What if you shared this function with your friend, who didn’t have access to your benfords_law or get_starting_digit functions? It wouldn’t work!

Instead, it is perfectly acceptable to declare your functions inside your compare_to_benfords function. These types of functions are called helper functions.

Items to submit
  • R code used to solve this problem.

  • The results of running the R code.

  • The results of running compare_to_benfords(elections$TRANSACTION_AMT).

Question 4

Let’s dig into data a bit more. Using the compare_to_benfords function, analyze the transactions from the following entities (ENTITY_TP):

  • Candidate ('CAN'),

  • Individual - a person - ('IND'),

  • and Organization - not a committee and not a person - ('ORG').

Use a loop, or one of the functions in the apply suite to solve this problem.

Write 1-2 sentences comparing the transactions for each type of ENTITY_TP.

Before running your code, run the following code to create a 2x2 grid for our plots.

par(mfrow=c(1,3))

There are many ways to solve this problem.

Items to submit
  • R code used to solve this problem.

  • The results of running the R code.

  • The results of running compare_to_benfords(elections$TRANSACTION_AMT).

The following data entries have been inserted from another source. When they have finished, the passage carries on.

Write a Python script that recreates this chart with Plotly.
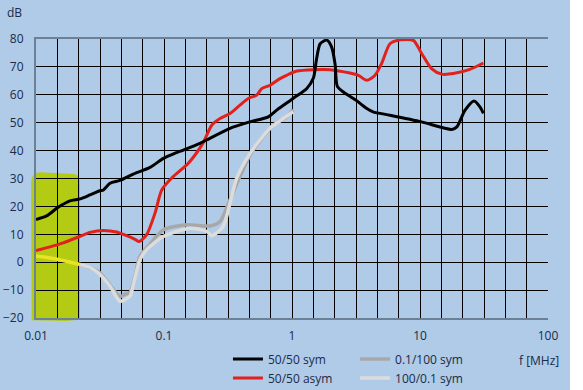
import plotly.graph_objects as go

# ---- data (frequency in MHz, level in dB) ----
sym_f = [0.01, 0.0121, 0.0149, 0.0184, 0.0221, 0.0264, 0.0316, 0.0336, 0.0379, 0.0453, 0.0575,
         0.0778, 0.099, 0.1257, 0.1415, 0.191, 0.215, 0.328, 0.47, 0.653, 0.759, 1.02,
         1.30, 1.47, 1.55, 1.66, 1.87, 2.04, 2.17, 2.26, 2.52, 3.17, 3.84, 4.3, 5.83, 10.3, 17.7,
         19.4, 22.5, 26.4, 29.4, 31.3]
sym_db = [15.3, 16.6, 19.7, 22.0, 22.7, 24.1, 25.6, 25.9, 28.3, 29.3, 31.6,
          34.0, 37.2, 39.3, 40.2, 42.6, 43.8, 48.0, 50.3, 52.1, 54.5, 58.7,
          62.2, 66.0, 72.4, 78.3, 79.6, 77.1, 71.0, 63.0, 61.0, 58.0, 55.1, 53.9, 52.7, 50.3, 47.6,
          48.5, 54.5, 57.8, 55.7, 53.3]

asym_f = [0.01, 0.0129, 0.0163, 0.0221, 0.0264, 0.0336, 0.0427, 0.0511, 0.0593, 0.064, 0.0732,
          0.0851, 0.096, 0.118, 0.155, 0.201, 0.236, 0.274, 0.328, 0.392, 0.456, 0.53,
          0.58, 0.673, 0.805, 0.908, 1.09, 1.47, 1.98, 2.84, 3.30, 3.84, 4.45, 5.01, 5.83, 6.98,
          8.87, 10.3, 12.3, 14.8, 18.2, 24.5, 31.3]
asym_db = [4.2, 5.5, 6.9, 9.3, 10.7, 11.4, 10.8, 9.5, 8.2, 7.4, 9.9,
           17.6, 25.9, 30.7, 35.5, 42.6, 49.1, 51.5, 53.3, 56.3, 58.7, 59.9,
           62.2, 63.4, 65.8, 67.0, 68.5, 69.0, 69.0, 67.8, 67.0, 65.2, 67.0, 71.2, 78.3, 79.7,
           79.5, 74.8, 69.4, 67.4, 67.6, 69.1, 71.4]

g1_f = [0.0221, 0.0264, 0.0316, 0.0402, 0.0453, 0.0495, 0.0543, 0.0593, 0.0649, 0.0778, 0.099,
        0.150, 0.229, 0.274, 0.328, 0.392, 0.47, 0.562, 0.714, 0.908, 1.02]
g1_db = [-0.8, -2.0, -3.8, -9.8, -12.3, -11.5, -10.7, -5.0, 2.1, 6.5, 11.6,
         13.4, 13.0, 14.6, 22.4, 30.7, 38.4, 43.5, 49.1, 52.1, 54.7]

g2_f = [0.0221, 0.0267, 0.0316, 0.0379, 0.0453, 0.0495, 0.0543, 0.058, 0.0649, 0.0732,
        0.099, 0.160, 0.216, 0.236, 0.290, 0.328, 0.370, 0.47, 0.562, 0.673, 0.855, 1.02]
g2_db = [-0.8, -2.0, -4.4, -8.6, -14.0, -13.4, -12.2, -7.4, 0.9, 4.5,
         9.2, 12.2, 11.0, 9.5, 12.8, 21.2, 30.1, 39.0, 43.8, 48.0, 51.5, 53.9]

yel_f = [0.01, 0.0149, 0.0221]
yel_db = [2.2, 1.0, -0.8]

x_labels = ["0.01", "0.1", "1", "10", "100"]
y_ticks = [-20, -10, 0, 10, 20, 30, 40, 50, 60, 70, 80]

# ---- styling ----
BG = "#AFCBE7"
TXT = "#1B2A48"
FONT = "Open Sans"

# vertical grid: six divisions per decade, labels at decades only
grid_vals = [10 ** (-2 + k / 6) for k in range(25)]
grid_text = [x_labels[k // 6] if k % 6 == 0 else "" for k in range(25)]

fig = go.Figure()

line_kw = dict(shape="spline", smoothing=0.7)
fig.add_trace(go.Scatter(x=g1_f, y=g1_db, mode="lines", name="0.1/100 sym",
                         line=dict(color="#A8A8A8", width=3.5, **line_kw), legend="legend2"))
fig.add_trace(go.Scatter(x=g2_f, y=g2_db, mode="lines", name="100/0.1 sym",
                         line=dict(color="#DCDCDC", width=3.5, **line_kw), legend="legend2"))
fig.add_trace(go.Scatter(x=yel_f, y=yel_db, mode="lines", showlegend=False,
                         line=dict(color="#E9E423", width=3.5, **line_kw), hoverinfo="skip"))
fig.add_trace(go.Scatter(x=asym_f, y=asym_db, mode="lines", name="50/50 asym",
                         line=dict(color="#E2211C", width=3, **line_kw), legend="legend"))
fig.add_trace(go.Scatter(x=sym_f, y=sym_db, mode="lines", name="50/50 sym",
                         line=dict(color="#000000", width=3, **line_kw), legend="legend"))

# green highlighted band (paper coordinates so it may bleed slightly past the frame)
green_path = ("M -0.0085,-0.008 L -0.0095,0.48 Q -0.0095,0.522 0.008,0.522 "
              "L 0.075,0.516 Q 0.0859,0.512 0.0859,0.485 L 0.0859,-0.004 "
              "Q 0.075,-0.012 0.04,-0.010 Z")
fig.add_shape(type="path", path=green_path, xref="paper", yref="paper", layer="below",
              fillcolor="#B3CB12", line=dict(width=0))

# white strip at the right edge of the picture
fig.add_shape(type="rect", xref="paper", yref="paper", x0=1.043, x1=1.2, y0=-0.6, y1=1.5,
              fillcolor="white", line=dict(width=0), layer="above")

leg_common = dict(xref="container", yref="container", yanchor="middle", xanchor="left",
                  bgcolor="rgba(0,0,0,0)", font=dict(size=12, color=TXT), tracegroupgap=0)
fig.update_layout(
    width=583, height=390,
    margin=dict(l=36, r=35, t=39, b=72, autoexpand=False),
    paper_bgcolor=BG, plot_bgcolor=BG,
    font=dict(family=FONT, size=12, color=TXT),
    showlegend=True,
    legend=dict(x=0.391, y=0.055, traceorder="reversed", **leg_common),
    legend2=dict(x=0.609, y=0.055, **leg_common),
    xaxis=dict(type="log", range=[-2, 2], tickmode="array", tickvals=grid_vals,
               ticktext=grid_text, showgrid=True, gridcolor="black", gridwidth=1.3,
               showline=True, mirror=True, linecolor="#6C8096", linewidth=2,
               ticks="", ticklabelstandoff=6, zeroline=False, automargin=False,
               tickfont=dict(size=12, color=TXT)),
    yaxis=dict(range=[-20, 80], tickmode="array", tickvals=y_ticks,
               showgrid=True, gridcolor="black", gridwidth=1.3,
               showline=True, linecolor="#6C8096", linewidth=2,
               ticks="", ticklabelstandoff=8, zeroline=False, automargin=False,
               tickfont=dict(size=12, color=TXT)),
)

fig.add_annotation(text="dB", xref="paper", yref="paper", x=-0.06, y=1.094,
                   xanchor="left", yanchor="middle", showarrow=False,
                   font=dict(size=12, color=TXT))
fig.add_annotation(text="f [MHz]", xref="paper", yref="paper", x=1.025, y=-0.151,
                   xanchor="right", yanchor="middle", showarrow=False,
                   font=dict(size=12, color=TXT))

fig.write_html("out.html", config={"displayModeBar": False},
               post_script="document.body.style.margin='0';")
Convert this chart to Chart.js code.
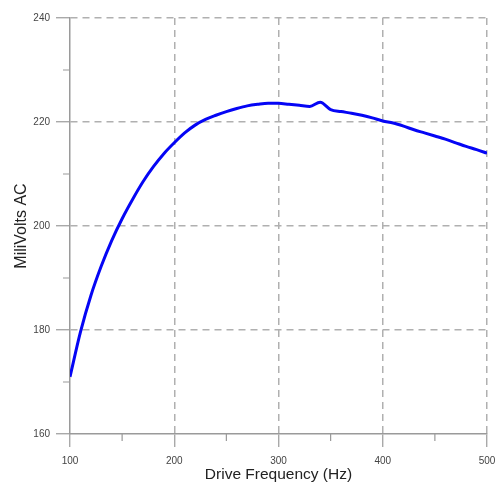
<!DOCTYPE html>
<html>
<head>
<meta charset="utf-8">
<script src="https://cdn.jsdelivr.net/npm/chart.js@4"></script>
<style>
  html, body { margin: 0; padding: 0; background: #fff; }
  #wrap { width: 495px; height: 482px; }
</style>
</head>
<body>
<div id="wrap"><canvas id="freqChart"></canvas></div>
<script>
// Drive frequency (Hz) and measured output (mV AC)
const frequencies = [100, 110, 120, 130, 140, 150, 160, 170, 180, 190,
  200, 210, 220, 230, 240, 250, 260, 270, 280, 290,
  300, 310, 320, 330, 340, 350, 360, 370, 380, 390,
  400, 410, 420, 430, 440, 450, 460, 470, 480, 490, 500];
const milliVolts = [171.0, 179.6, 186.6, 192.3, 197.2, 201.4, 205.1, 208.5, 211.4, 213.9,
  216.0, 217.9, 219.4, 220.5, 221.3, 222.0, 222.6, 223.1, 223.4, 223.6,
  223.6, 223.4, 223.2, 223.0, 223.8, 222.4, 222.0, 221.7, 221.3, 220.8,
  220.2, 219.8, 219.2, 218.5, 217.9, 217.3, 216.7, 216.0, 215.3, 214.7, 214.0];

const xMinorTicks = [150, 250, 350, 450];
const yMinorTicks = [170, 190, 210, 230];

const axisGray = "#9a9a9a";
const gridGray = "#b0b0b0";
const fontFamily = "'Liberation Sans', Arial, sans-serif";

// Short minor tick marks, placed with the chart's own scales
const minorTicks = {
  id: "minorTicks",
  afterDraw(chart) {
    const { ctx, scales: { x, y } } = chart;
    ctx.save();
    ctx.strokeStyle = axisGray;
    ctx.lineWidth = 1.2;
    ctx.beginPath();
    xMinorTicks.forEach(v => {
      const px = x.getPixelForValue(v);
      ctx.moveTo(px, y.bottom);
      ctx.lineTo(px, y.bottom + 7);
    });
    yMinorTicks.forEach(v => {
      const py = y.getPixelForValue(v);
      ctx.moveTo(x.left, py);
      ctx.lineTo(x.left - 7, py);
    });
    ctx.stroke();
    ctx.restore();
  }
};

const hideAtMin = min => c => (c.tick && c.tick.value === min ? "rgba(0,0,0,0)" : gridGray);

new Chart(document.getElementById("freqChart"), {
  type: "line",
  data: {
    datasets: [{
      data: frequencies.map((f, i) => ({ x: f, y: milliVolts[i] })),
      borderColor: "#0505f5",
      borderWidth: 3,
      pointRadius: 0,
      cubicInterpolationMode: "monotone",
      fill: false,
    }],
  },
  options: {
    responsive: true,
    maintainAspectRatio: false,
    animation: false,
    layout: { padding: { left: 12, top: 18, right: 0, bottom: 0 } },
    plugins: {
      legend: { display: false },
      tooltip: { enabled: false },
    },
    scales: {
      x: {
        type: "linear",
        min: 100,
        max: 500,
        afterFit(scale) {
          scale.height = 48;
          scale.paddingLeft = 0;
          scale.paddingRight = 8;
        },
        ticks: {
          stepSize: 100,
          color: "#444",
          padding: 9.5,
          font: { family: fontFamily, size: 10, lineHeight: 1 },
        },
        grid: {
          color: hideAtMin(100),
          lineWidth: 1.5,
          tickColor: axisGray,
          tickLength: 13,
          tickWidth: 1.2,
        },
        border: { color: axisGray, width: 1.5, dash: [7, 5] },
        title: {
          display: true,
          text: "Drive Frequency (Hz)",
          color: "#222",
          padding: { top: 0, bottom: 0 },
          font: { family: fontFamily, size: 15.5, lineHeight: 1 },
        },
      },
      y: {
        min: 160,
        max: 240,
        afterFit(scale) {
          scale.width = 58;
        },
        ticks: {
          stepSize: 20,
          color: "#444",
          padding: 6,
          font: { family: fontFamily, size: 10 },
        },
        grid: {
          color: hideAtMin(160),
          lineWidth: 1.5,
          tickColor: axisGray,
          tickLength: 14,
          tickWidth: 1.2,
        },
        border: { color: axisGray, width: 1.5, dash: [7, 5] },
        title: {
          display: true,
          text: "MiliVolts AC",
          color: "#222",
          padding: { top: 0, bottom: 0 },
          font: { family: fontFamily, size: 16, lineHeight: 1.2 },
        },
      },
    },
  },
  plugins: [minorTicks],
});
</script>
</body>
</html>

  • Optional: Include the name or abbreviation of the entity in its title.

Question 5

Use the elections datasets and what you learned from the Benford’s Law to explore the dataset more.

You can compare specific states, donations to other entities, or even use datasets from other years.

Explain what and why you are doing, and what are your conclusions. Be creative!

Items to submit
  • R code used to solve this problem.

  • The results of running the R code.

  • 1-2 sentences explaining what and why you are doing.

  • 1-2 sentences explaining your conclusions.

Please make sure to double check that your submission is complete, and contains all of your code and output before submitting. If you are on a spotty internet connection, it is recommended to download your submission after submitting it to make sure what you think you submitted, was what you actually submitted.